Stored records
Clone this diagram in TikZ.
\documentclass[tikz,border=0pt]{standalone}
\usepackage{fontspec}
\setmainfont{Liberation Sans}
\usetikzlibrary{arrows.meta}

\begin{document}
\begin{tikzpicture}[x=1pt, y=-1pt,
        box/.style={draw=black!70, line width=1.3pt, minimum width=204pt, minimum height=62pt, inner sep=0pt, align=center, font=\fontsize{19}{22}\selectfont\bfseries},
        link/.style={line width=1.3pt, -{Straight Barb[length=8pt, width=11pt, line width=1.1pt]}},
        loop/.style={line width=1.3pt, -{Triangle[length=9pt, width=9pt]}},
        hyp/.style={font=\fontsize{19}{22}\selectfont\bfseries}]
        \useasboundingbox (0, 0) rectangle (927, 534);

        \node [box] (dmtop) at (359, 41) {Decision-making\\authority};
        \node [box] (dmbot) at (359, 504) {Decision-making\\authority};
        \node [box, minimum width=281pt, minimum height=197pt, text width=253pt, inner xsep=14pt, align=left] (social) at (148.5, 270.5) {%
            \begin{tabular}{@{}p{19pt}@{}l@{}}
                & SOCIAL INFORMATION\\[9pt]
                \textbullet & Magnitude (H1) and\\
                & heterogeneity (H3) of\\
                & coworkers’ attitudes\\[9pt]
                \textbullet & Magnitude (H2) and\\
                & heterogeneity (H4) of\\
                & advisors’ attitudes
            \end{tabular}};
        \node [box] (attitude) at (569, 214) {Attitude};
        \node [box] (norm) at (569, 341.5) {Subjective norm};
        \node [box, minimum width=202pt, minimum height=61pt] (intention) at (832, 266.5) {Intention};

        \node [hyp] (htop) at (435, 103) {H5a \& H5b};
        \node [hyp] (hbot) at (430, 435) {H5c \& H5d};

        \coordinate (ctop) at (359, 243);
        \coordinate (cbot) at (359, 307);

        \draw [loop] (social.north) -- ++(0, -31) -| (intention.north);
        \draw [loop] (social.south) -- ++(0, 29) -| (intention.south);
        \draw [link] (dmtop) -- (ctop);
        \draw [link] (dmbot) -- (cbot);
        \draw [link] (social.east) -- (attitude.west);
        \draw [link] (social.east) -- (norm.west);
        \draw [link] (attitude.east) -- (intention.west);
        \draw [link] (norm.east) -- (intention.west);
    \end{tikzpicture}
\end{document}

==

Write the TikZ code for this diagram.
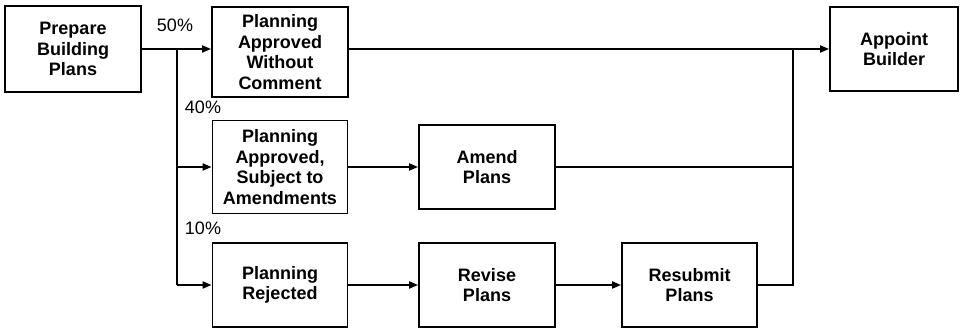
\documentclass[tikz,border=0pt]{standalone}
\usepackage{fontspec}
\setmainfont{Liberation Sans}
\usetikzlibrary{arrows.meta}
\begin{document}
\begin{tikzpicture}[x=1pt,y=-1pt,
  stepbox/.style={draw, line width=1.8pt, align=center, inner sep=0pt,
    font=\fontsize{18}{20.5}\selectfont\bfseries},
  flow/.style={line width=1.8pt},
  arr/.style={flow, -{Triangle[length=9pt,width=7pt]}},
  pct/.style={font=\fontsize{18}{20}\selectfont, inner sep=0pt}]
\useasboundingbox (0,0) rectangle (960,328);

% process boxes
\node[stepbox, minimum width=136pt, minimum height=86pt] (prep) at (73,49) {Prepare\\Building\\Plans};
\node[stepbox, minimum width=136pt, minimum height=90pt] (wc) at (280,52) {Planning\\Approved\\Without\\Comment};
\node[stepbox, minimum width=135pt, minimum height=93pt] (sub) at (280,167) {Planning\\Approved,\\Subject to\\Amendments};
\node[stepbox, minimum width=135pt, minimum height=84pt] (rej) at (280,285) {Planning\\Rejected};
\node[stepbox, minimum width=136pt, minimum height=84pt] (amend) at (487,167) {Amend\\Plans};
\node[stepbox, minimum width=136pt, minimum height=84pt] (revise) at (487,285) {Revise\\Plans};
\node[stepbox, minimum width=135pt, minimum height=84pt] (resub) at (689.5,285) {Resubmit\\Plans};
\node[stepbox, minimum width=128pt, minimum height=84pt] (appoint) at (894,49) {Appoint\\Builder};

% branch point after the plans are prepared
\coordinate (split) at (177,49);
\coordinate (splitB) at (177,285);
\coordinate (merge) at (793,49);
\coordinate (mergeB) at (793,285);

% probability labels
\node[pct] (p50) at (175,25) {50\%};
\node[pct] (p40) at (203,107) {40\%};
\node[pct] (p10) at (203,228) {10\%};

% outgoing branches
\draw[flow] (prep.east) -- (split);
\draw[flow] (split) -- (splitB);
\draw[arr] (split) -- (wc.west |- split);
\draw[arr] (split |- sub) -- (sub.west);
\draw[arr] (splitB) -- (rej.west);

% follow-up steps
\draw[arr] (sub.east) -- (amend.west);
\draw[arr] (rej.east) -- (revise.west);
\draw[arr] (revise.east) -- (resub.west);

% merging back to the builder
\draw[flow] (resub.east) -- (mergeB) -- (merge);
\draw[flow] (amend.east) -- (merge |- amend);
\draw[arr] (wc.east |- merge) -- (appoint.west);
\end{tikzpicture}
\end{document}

* * *

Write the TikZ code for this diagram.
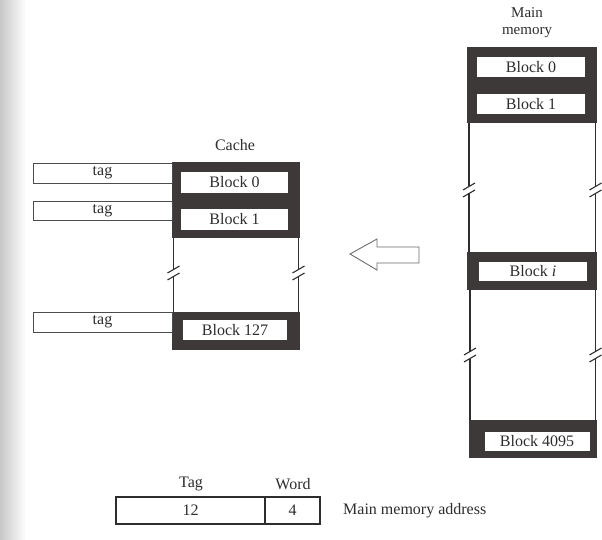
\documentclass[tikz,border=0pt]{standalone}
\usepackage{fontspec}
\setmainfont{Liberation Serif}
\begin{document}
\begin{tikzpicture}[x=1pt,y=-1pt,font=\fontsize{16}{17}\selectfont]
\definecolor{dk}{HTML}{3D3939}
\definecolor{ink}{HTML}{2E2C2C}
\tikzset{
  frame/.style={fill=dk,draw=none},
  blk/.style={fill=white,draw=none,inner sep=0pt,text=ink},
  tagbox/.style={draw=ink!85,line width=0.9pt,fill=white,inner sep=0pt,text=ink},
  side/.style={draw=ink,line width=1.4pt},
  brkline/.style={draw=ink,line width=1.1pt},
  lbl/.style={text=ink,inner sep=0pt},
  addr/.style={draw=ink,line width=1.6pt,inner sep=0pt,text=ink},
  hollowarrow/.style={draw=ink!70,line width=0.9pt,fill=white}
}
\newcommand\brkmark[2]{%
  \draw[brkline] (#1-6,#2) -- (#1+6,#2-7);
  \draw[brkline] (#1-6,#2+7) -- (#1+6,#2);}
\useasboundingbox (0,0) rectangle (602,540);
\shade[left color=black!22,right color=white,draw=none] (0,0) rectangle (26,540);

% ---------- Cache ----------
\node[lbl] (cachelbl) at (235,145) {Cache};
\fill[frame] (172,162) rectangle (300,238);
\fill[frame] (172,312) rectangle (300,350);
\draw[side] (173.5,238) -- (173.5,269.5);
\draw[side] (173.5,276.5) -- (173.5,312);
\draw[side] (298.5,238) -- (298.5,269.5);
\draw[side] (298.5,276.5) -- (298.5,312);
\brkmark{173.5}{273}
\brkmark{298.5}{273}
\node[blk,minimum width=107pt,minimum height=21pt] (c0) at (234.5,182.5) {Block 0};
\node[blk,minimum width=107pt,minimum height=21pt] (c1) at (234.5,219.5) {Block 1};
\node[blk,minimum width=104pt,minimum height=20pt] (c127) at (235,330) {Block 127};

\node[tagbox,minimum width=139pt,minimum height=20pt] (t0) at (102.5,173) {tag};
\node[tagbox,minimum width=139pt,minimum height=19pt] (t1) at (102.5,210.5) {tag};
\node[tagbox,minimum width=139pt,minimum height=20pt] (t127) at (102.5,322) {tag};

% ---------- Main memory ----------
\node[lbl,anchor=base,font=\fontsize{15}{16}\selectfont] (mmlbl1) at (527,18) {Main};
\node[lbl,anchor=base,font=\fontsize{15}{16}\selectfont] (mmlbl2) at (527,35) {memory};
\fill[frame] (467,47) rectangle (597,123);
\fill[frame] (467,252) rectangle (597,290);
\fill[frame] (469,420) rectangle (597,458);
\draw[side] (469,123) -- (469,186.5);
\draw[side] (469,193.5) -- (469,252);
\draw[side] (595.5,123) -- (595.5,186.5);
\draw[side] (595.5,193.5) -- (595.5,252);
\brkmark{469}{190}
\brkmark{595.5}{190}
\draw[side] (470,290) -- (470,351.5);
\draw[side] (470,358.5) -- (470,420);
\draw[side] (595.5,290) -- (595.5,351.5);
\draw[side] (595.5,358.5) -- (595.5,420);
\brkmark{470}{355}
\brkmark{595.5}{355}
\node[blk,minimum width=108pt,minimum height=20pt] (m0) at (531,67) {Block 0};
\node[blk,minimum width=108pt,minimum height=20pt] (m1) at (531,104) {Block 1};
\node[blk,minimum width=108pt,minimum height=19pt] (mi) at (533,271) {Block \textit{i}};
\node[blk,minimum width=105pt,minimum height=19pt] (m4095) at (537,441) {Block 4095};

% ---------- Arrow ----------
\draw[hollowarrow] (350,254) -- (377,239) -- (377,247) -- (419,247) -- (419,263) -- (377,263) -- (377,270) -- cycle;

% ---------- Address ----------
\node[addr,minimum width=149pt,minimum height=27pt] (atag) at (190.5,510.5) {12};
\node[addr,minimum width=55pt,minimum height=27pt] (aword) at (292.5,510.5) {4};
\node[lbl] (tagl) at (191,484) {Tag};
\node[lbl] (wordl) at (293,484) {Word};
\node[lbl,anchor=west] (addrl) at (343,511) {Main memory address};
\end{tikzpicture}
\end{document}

Written problem
Give again only the lines from the one bearing "Clone this diagram in TikZ." through the one bearing "rectangle (927, 534);", exactly as they stand.

Full answer
Clone this diagram in TikZ.
\documentclass[tikz,border=0pt]{standalone}
\usepackage{fontspec}
\setmainfont{Liberation Sans}
\usetikzlibrary{arrows.meta}

\begin{document}
\begin{tikzpicture}[x=1pt, y=-1pt,
        box/.style={draw=black!70, line width=1.3pt, minimum width=204pt, minimum height=62pt, inner sep=0pt, align=center, font=\fontsize{19}{22}\selectfont\bfseries},
        link/.style={line width=1.3pt, -{Straight Barb[length=8pt, width=11pt, line width=1.1pt]}},
        loop/.style={line width=1.3pt, -{Triangle[length=9pt, width=9pt]}},
        hyp/.style={font=\fontsize{19}{22}\selectfont\bfseries}]
        \useasboundingbox (0, 0) rectangle (927, 534);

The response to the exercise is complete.